Kembali menyangkut pendekatan Papua Merdeka dalam hal ini saya berpendapat bahwa 'Papua Merdeka' selain dengan jalan perjuangan damai dalam pengertian PDP dan DAP, perjuangan secara sporadis sebagaimana TPN/OPM yang mau menunjukkan exsistensinya juga penting tetap diberi tempat, kalau boleh malah didukung penuh.
Namun ini tidak melupakan bahwa perjuangan dengan pendekatan lain misalnya, aksi demo mahasiswa, minta suaka para incaran aparat penjajah kenegara lain, lobby di negara lain oleh para wakil-wakil Papua diluar yang berasal dari mahasiswa, dialog, mogok kerja, singkatnya bahwa pendekatan Papua Merdeka bukan satu-atau hanya ada dua cara (kekerasa atau damai), tapi banyak cara, termasuk pendekatan lewat tulisan seperti ini, adalah pendekatan perjuangan yang dimaksudkan itu.
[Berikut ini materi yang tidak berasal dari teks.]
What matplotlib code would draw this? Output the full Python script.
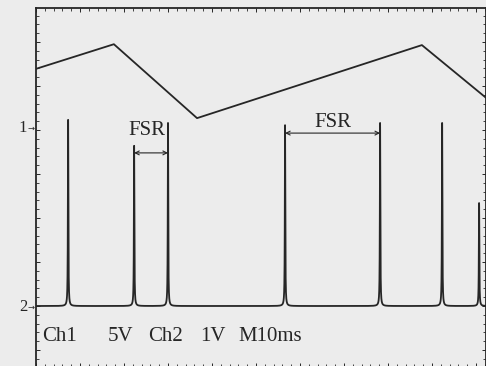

Kita jangan ketinggalan zaman, tertutup, ekslusif, sekali untuk selamanya dengan pola pikir fatalistik, menjadi, akhirnya tidak ada perubahan, padahal zaman selalu terus berubah. Dan ada saatnya nanti revolusi dengan memobilisasi umum rakyat Papua atau dengan aksi mogok kerja adalah diantara dari sekian cara pendekatan Papua menuju pintu gerbang kedamaian abadi, Papua Merdeka.
4. Akhir Kalam
Perdebatan masih lanjut, tapi paling penting adalah pemikiran secara holistik, agar bagaimana, berarti cara yang harus dilakukan, untuk menempuh, diantara jalan mana, dari kebuntuan dan polemik dari dua jalan, adalah yang terpenting disini, tanpa mengedepankan egoisme dan menyerang sesama Papua untuk mengambil jalan mana sebaiknya disepakati bersama dalam usaha perjuangan' Pembebasan Tanah Air Papua Barat। Selamat berjuang lewat jalan manapun sesuai kapasitas untuk menuju kedamaian abadi, Papua Merdeka.